EXERCISE –
Return all lines below containing the word "that".

━━━ GIVEN INFORMATION ━━━

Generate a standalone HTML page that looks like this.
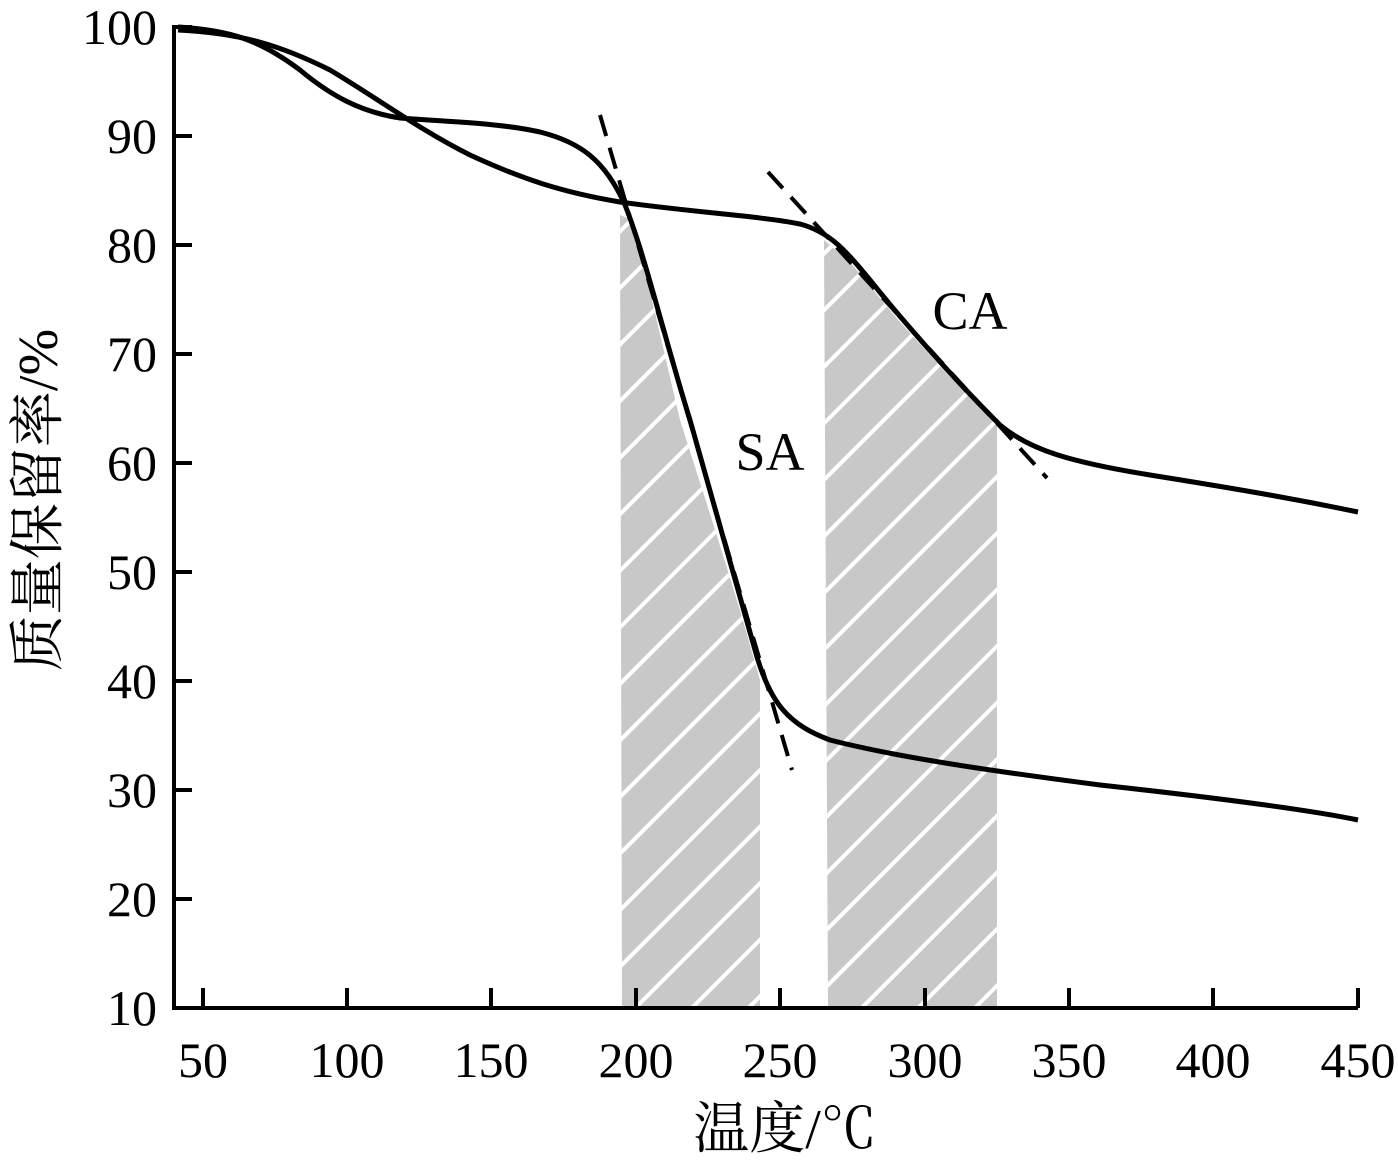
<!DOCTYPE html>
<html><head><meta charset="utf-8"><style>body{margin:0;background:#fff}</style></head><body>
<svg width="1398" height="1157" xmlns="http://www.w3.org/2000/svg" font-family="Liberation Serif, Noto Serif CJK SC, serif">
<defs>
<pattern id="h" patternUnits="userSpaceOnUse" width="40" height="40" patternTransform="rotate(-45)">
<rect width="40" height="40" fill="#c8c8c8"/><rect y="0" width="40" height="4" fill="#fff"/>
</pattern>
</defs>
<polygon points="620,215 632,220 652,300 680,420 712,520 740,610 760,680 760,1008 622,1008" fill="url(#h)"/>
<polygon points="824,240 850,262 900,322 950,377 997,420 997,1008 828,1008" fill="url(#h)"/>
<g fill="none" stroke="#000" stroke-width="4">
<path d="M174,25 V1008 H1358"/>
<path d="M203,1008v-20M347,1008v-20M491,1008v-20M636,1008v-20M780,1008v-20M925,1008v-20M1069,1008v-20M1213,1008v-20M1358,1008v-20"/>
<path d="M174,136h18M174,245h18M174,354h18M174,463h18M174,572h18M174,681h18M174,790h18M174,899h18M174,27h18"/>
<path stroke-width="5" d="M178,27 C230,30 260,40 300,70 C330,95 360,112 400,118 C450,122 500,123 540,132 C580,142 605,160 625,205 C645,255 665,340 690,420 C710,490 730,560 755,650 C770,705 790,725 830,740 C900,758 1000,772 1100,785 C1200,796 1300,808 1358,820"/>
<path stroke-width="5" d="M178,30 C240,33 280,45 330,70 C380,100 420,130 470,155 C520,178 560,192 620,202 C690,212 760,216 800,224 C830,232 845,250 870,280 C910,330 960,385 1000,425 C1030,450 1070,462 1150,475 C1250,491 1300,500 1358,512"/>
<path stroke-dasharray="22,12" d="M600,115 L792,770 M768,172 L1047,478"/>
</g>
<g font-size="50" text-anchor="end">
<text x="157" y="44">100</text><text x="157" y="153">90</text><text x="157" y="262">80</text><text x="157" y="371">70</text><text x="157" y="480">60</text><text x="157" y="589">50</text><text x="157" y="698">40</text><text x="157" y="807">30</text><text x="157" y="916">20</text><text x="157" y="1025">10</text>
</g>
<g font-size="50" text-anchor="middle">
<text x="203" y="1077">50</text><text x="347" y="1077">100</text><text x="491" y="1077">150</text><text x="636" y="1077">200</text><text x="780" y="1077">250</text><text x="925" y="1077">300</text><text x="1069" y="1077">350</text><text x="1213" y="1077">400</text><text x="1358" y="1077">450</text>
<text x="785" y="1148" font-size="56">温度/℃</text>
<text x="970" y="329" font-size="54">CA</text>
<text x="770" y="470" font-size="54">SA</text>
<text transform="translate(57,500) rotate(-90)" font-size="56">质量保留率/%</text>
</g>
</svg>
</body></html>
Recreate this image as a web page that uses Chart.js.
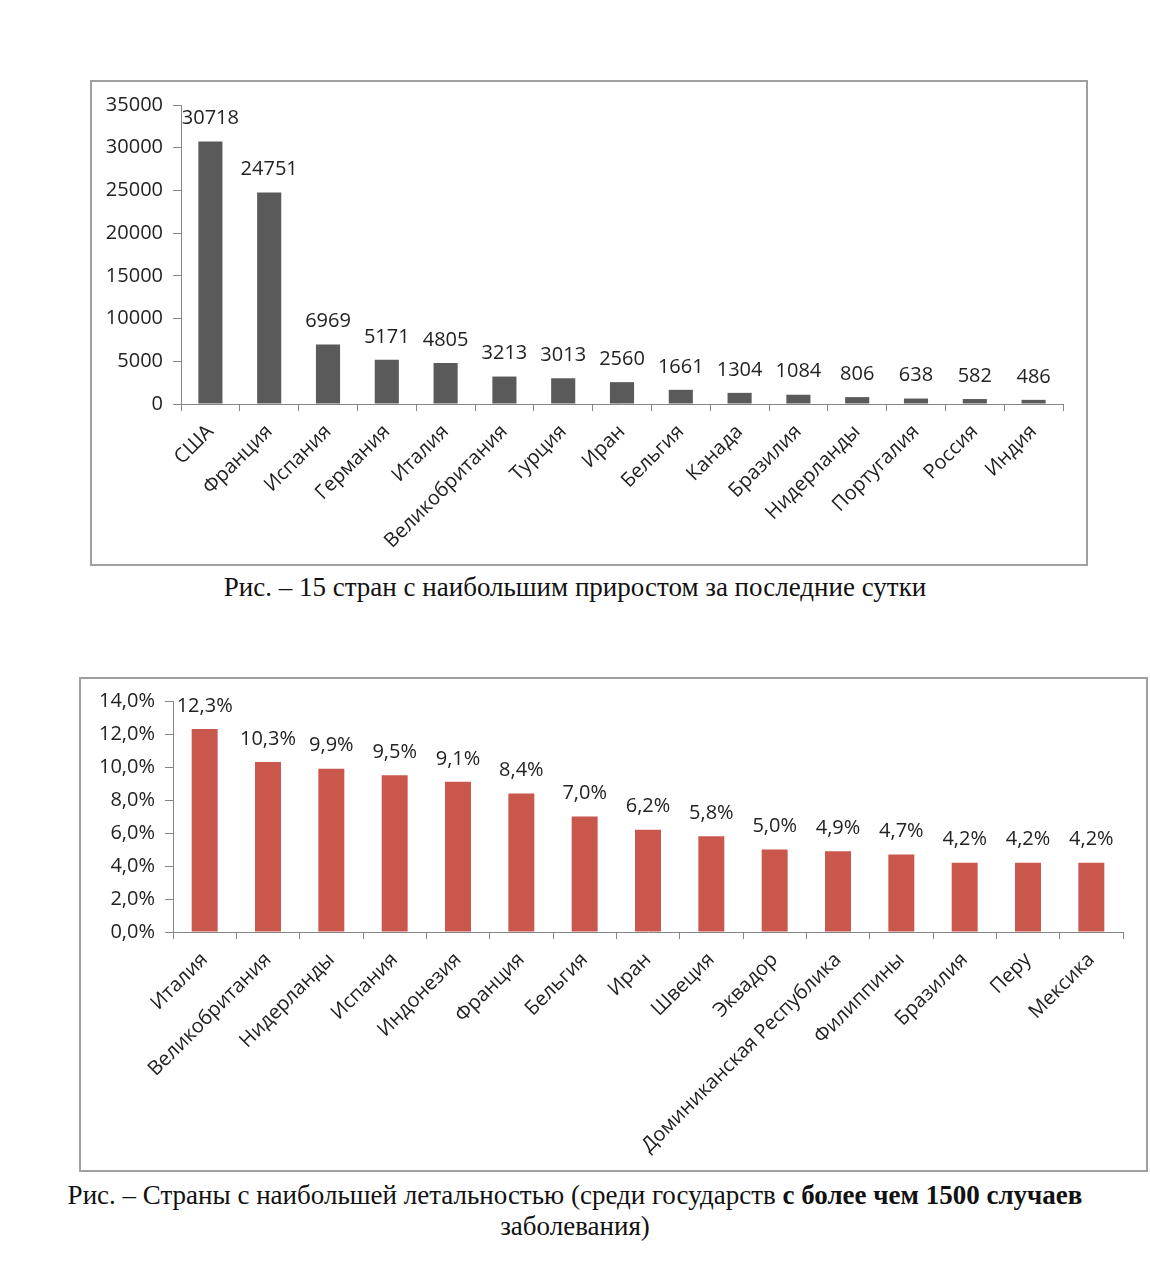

━━━

TASK SOLUTION –
Generate a standalone HTML page that looks like this.
Recreate this image as a web page that uses Chart.js.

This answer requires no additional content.